How to Invest in ESG Like a Pro
Despite its growing popularity, there’s a lot of confusion around ESG investing.
Whether you’re just getting started or you’re looking for a little perspective, this quick guide is designed to help you cut through the noise and make sense of what ESG investing is and what it isn’t.
ESG, short for environmental, social, and governance, is an umbrella term for the frameworks investors and companies use to measure and invest in the non-financial impacts of a business. Supporters of this approach still value financial returns, businesses and investors who focus on ESG use a broader set of metrics to judge a company’s value. Looking beyond a company’s shareholders, this form of stakeholder capitalism, as it’s sometimes called, works to think more proactively about a business’s role in society. While many believe ESG investments can help companies be more competitive, investors and businesses use it as a way to align their investment goals with their ethics and values.
At a basic level, ESG analysts and managers produce important data and analyses to help companies be more transparent about their impact on society. These reports and analytics can shed a revealing light on a company’s priorities and practices. Ultimately, this helps investors make more informed decisions while giving governments access to the information they need for effective oversight and policy.
Despite all of its promises, the field of ESG investing and its role in the economy still has a lot of room to grow.
For starters, measuring something intangible is actually very hard. While many ratings agencies, consultancies, and analytics firms are beginning to fill the gap, the field of quantifying things like employee welfare, sustainability, and good governance is still very young. With no methods for standardization and oversight, ESG reports create opportunities for marketing spin and financial fraud. Currently, US companies aren’t even required to report on ESG.

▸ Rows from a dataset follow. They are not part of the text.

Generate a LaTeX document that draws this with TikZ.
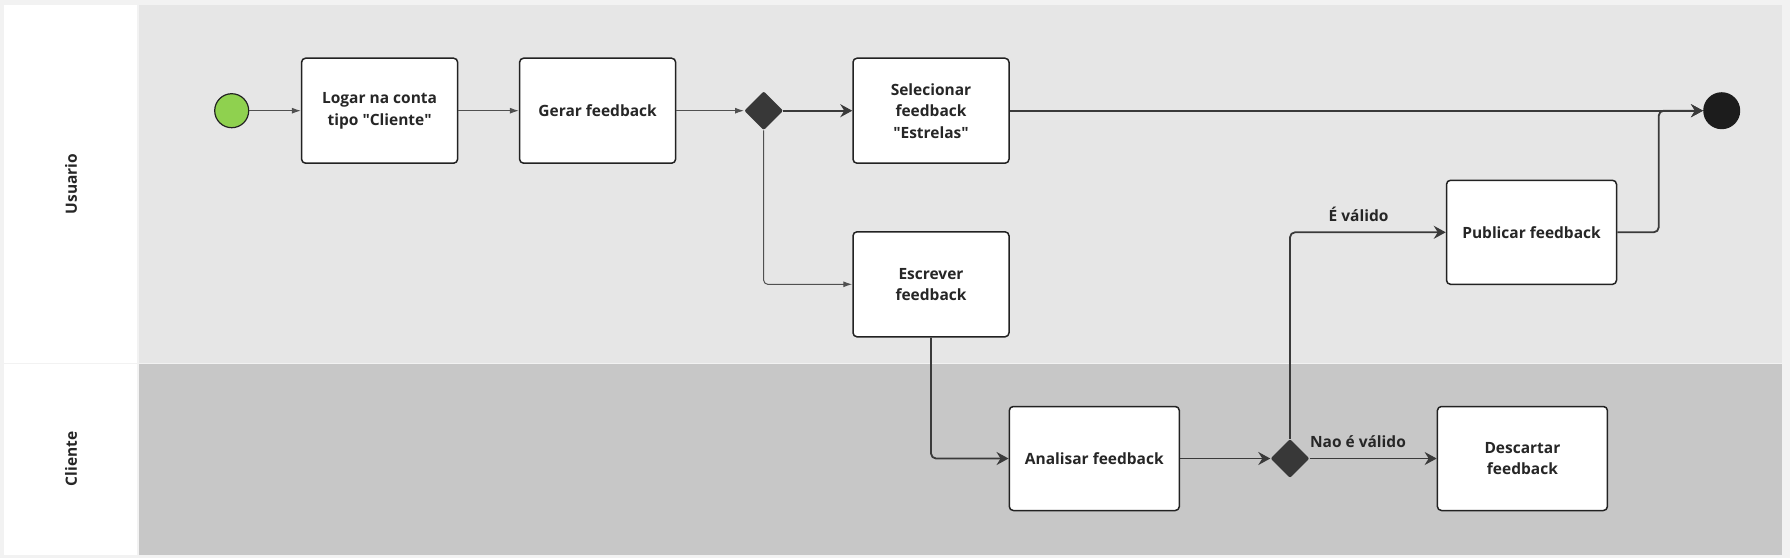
\documentclass[tikz,border=0pt]{standalone}
\usepackage{fontspec}
\setmainfont{Open Sans}[Ligatures=TeXOff]
\usetikzlibrary{arrows.meta,shapes.geometric}
\definecolor{moldura}{HTML}{F2F2F2}
\definecolor{raiaA}{HTML}{E6E6E6}
\definecolor{raiaB}{HTML}{C7C7C7}
\definecolor{borda}{HTML}{222222}
\definecolor{texto}{HTML}{262626}
\definecolor{linha}{HTML}{3A3A3A}
\definecolor{linhafina}{HTML}{505050}
\definecolor{losango}{HTML}{383838}
\definecolor{verde}{HTML}{8FD14F}
\definecolor{preto}{HTML}{1C1C1C}
\begin{document}
\begin{tikzpicture}[x=1pt, y=-1pt, font=\fontsize{15.5}{21.5}\selectfont\bfseries, text=texto, line join=round,
		tarefa/.style={draw=borda, line width=1.5pt, fill=white, rounded corners=4pt, minimum height=105pt, align=center, inner sep=0pt},
		porta/.style={diamond, fill=losango, minimum size=39pt, inner sep=0pt, rounded corners=2pt},
		fluxofino/.style={draw=linhafina, line width=1pt, rounded corners=4pt, -{Latex[length=9pt,width=6pt]}},
		fluxo/.style={draw=linha, line width=1.8pt, rounded corners=5pt, -{Stealth[length=12pt,width=13pt,inset=4pt]}}]
		\useasboundingbox (0,0) rectangle (1790,558);
		% raias
		\fill[moldura] (0,0) rectangle (1790,558);
		\fill[white] (4,4.6) rectangle (137,555);
		\fill[raiaA] (138.5,4.6) rectangle (1782,362.5);
		\fill[raiaB] (138.5,363.5) rectangle (1782,555);
		\draw[moldura, line width=1pt] (4,363) -- (137,363);
		\node[rotate=90] (usuario) at (71,184) {Usuario};
		\node[rotate=90] (cliente) at (71,459) {Cliente};
		% eventos e tarefas
		\node[circle, draw=borda, line width=1.2pt, fill=verde, minimum size=34pt, inner sep=0pt] (inicio) at (231.7,110.7) {};
		\node[tarefa, minimum width=156pt] (logar) at (379.6,110.7) {Logar na conta\\tipo "Cliente"};
		\node[tarefa, minimum width=156pt] (gerar) at (597.6,110.7) {Gerar feedback};
		\node[porta] (portaA) at (763.7,110.7) {};
		\node[tarefa, minimum width=156pt] (selecionar) at (931,110.7) {Selecionar\\feedback\\"Estrelas"};
		\node[tarefa, minimum width=156pt] (escrever) at (931,284.3) {Escrever\\feedback};
		\node[circle, fill=preto, minimum size=37pt, inner sep=0pt] (fim) at (1721.7,110.7) {};
		\node[tarefa, minimum width=170pt, minimum height=104pt] (publicar) at (1531.5,232.3) {Publicar feedback};
		\node[tarefa, minimum width=170pt, minimum height=104pt] (analisar) at (1094.3,458.5) {Analisar feedback};
		\node[porta] (portaB) at (1290,458.5) {};
		\node[tarefa, minimum width=170pt, minimum height=104pt] (descartar) at (1522.4,458.5) {Descartar\\feedback};
		\coordinate (juncao) at (1658.7,110.7);
		% fluxos
		\draw[fluxofino] (inicio) -- (logar);
		\draw[fluxofino] (logar) -- (gerar);
		\draw[fluxofino] (gerar) -- (portaA);
		\draw[fluxo] (portaA) -- (selecionar);
		\draw[fluxofino] (portaA) |- (escrever);
		\draw[fluxo] (selecionar) -- (fim);
		\draw[fluxo] (publicar) -| (juncao) -- (fim);
		\draw[fluxo] (escrever) |- (analisar);
		\draw[fluxo] (analisar) -- (portaB);
		\draw[fluxo] (portaB) |- node[pos=0.72, above=6pt]{É válido} (publicar);
		\draw[fluxo] (portaB) -- node[pos=0.38, above=7pt]{Nao é válido} (descartar);
	\end{tikzpicture}
\end{document}
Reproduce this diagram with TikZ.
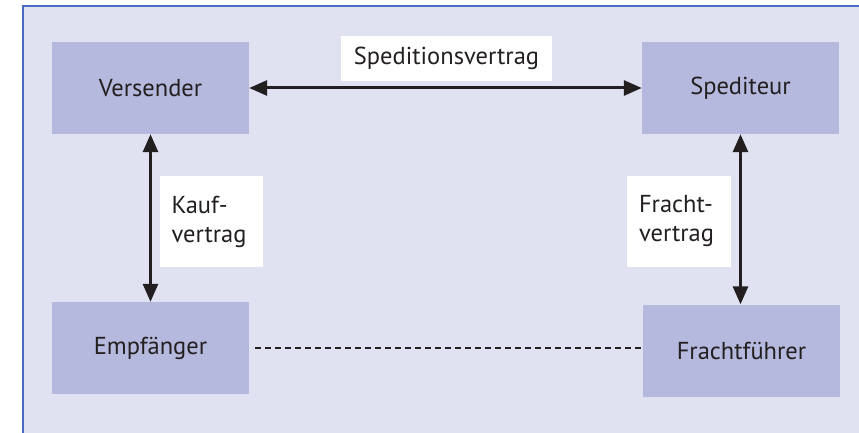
\documentclass[tikz,border=0pt]{standalone}
\usepackage{fontspec}
\setmainfont{PT Sans}
\usetikzlibrary{arrows.meta}
\definecolor{panel}{HTML}{E0E2F2}
\definecolor{boxfill}{HTML}{B6B9DE}
\definecolor{frame}{HTML}{4A6BC0}
\definecolor{ink}{HTML}{231F20}
\begin{document}
\begin{tikzpicture}[x=1pt,y=-1pt,
  party/.style={rectangle, fill=boxfill, minimum width=197pt, minimum height=92pt, inner sep=0pt, text=ink, font=\fontsize{24.5}{29}\selectfont},
  tag/.style={rectangle, fill=white, inner sep=0pt, text=ink, font=\fontsize{24.5}{29}\selectfont},
  rel/.style={draw=ink, line width=3pt, {Triangle[length=18pt,width=15pt]}-{Triangle[length=18pt,width=15pt]}},
  loose/.style={draw=ink, line width=2.3pt, dash pattern=on 5.5pt off 4.5pt}]
\useasboundingbox (0,0) rectangle (859,433);
\fill[panel] (23,6) rectangle (859,433);
\draw[frame, line width=2pt] (23,433) -- (23,6) -- (859,6);
\node[party] (V) at (150.5,88) {Versender};
\node[party] (S) at (740.5,88) {Spediteur};
\node[party] (E) at (150.5,348) {Empfänger};
\node[party] (F) at (741.5,350.5) {Frachtführer};
\draw[rel] (V.east) -- (S.west);
\draw[rel] (V.south) -- (E.north);
\draw[rel] (S.south) -- (S.south |- F.north);
\draw[loose, shorten <=6pt] (E.east) -- (E.east -| F.west);
\node[tag, minimum width=211pt, minimum height=45pt] (L1) at (446.5,58.5) {Speditionsvertrag};
\node[tag, minimum width=103pt, minimum height=91pt, text width=80pt, align=left] (L2) at (211.5,221.5) {Kauf-\\vertrag};
\node[tag, minimum width=104pt, minimum height=91pt, text width=80pt, align=left] (L3) at (679,221.5) {Fracht-\\vertrag};
\end{tikzpicture}
\end{document}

- Blackrock’s former sustainable investing chief now thinks ESG is a ‘dangerous placebo’ – CNBC
- CEOs are calling for more regulation—of ESG standards – Fortune
- ESG Standards Could Converge Within the Next Two Years – Yahoo Finance
ESG can also be very subjective. While there are some things we can all agree on, the field of stakeholder capitalism touches on topics of politics and ethics, which have different meanings for different people. This does more damage to the standardization and scalability of ESG. Businesses are wary to adopt values that align with one group of consumers while alienating another.

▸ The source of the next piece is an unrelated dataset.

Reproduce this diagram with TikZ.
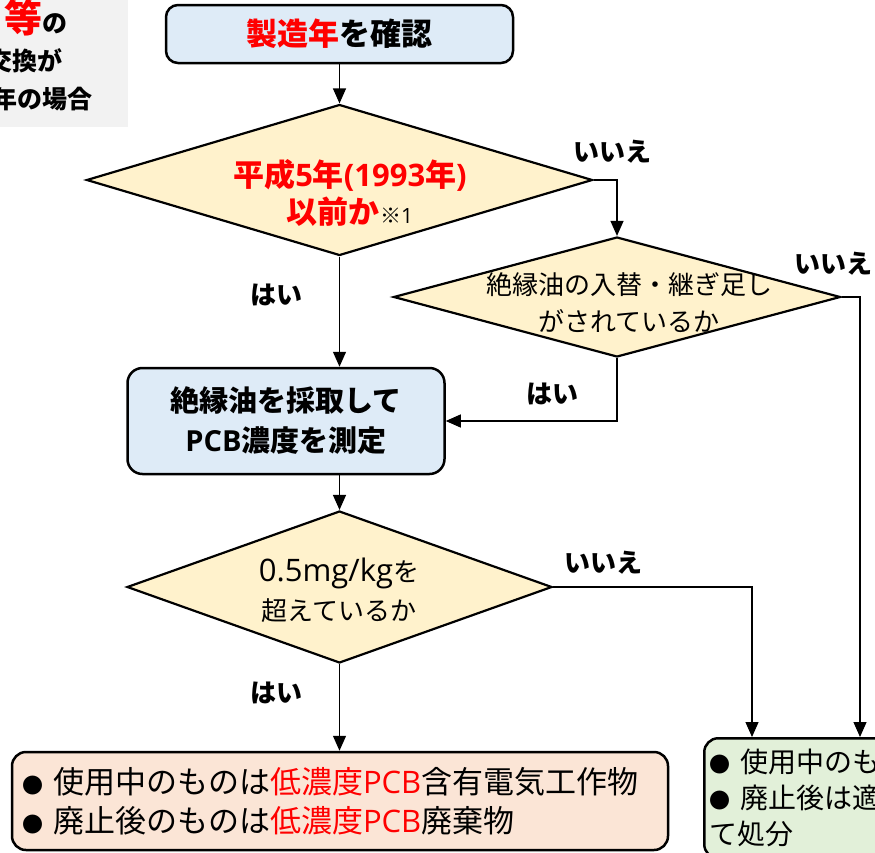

Companies and investors also struggle to export ESG investment strategies to markets where laws and cultures are different from their own. Do American companies have a responsibility to promote American values when working in China, or should they adapt their approach to ESG in response to local demands? Principles of accounting and finance are generally the same across cultures. Politics and ethics are not.
Even in the US, there’s plenty of competing views about the role of business and capital in society. Not everyone has the same vision of stakeholder capitalism. While some believe in expanding the charter of a corporation’s duties through ESG, many believe a company’s highest priority should always be shareholder profits. Both sides believe in some sort of balance between the two, but there’s a lot of disagreement over where to draw the line.
- The political CEO – The Economist
- Don’t believe the cynics: Done right, stakeholder capitalism is what America needs – Fortune
- We Are Nowhere Near Stakeholder Capitalism – Harvard Business Review
That’s also in part because ESG investments don’t always produce clear financial benefits. While many studies have shown a strong correlation between ESG investments and financial returns, the lack of good ESG data means that many are still skeptical. Despite its growing popularity, the amount of American capital in ESG driven funds lags far behind Europe.
- Why ESG Investors Are Happy to Settle for Lower Returns – Wharton Business School
- Majority of ESG funds outperform wider market over 10 years – Financial Times
- Two years after the Business Roundtable statement on stakeholder capitalism, has anything changed? – Fortune
Ultimately, ESG is about empowering investors with the information they need to make better decisions about the things they care about. It helps companies respond to
the needs of governments and investors by increasing transparency while generating real financial value out of their impact on society.
Even though so much of the industry’s future is up for debate, that debate and the industry’s development are two things investors can count on throughout the long term. Regardless of their own opinions, those who understand ESG’s value and its impact on markets will be in a better position to capture opportunities.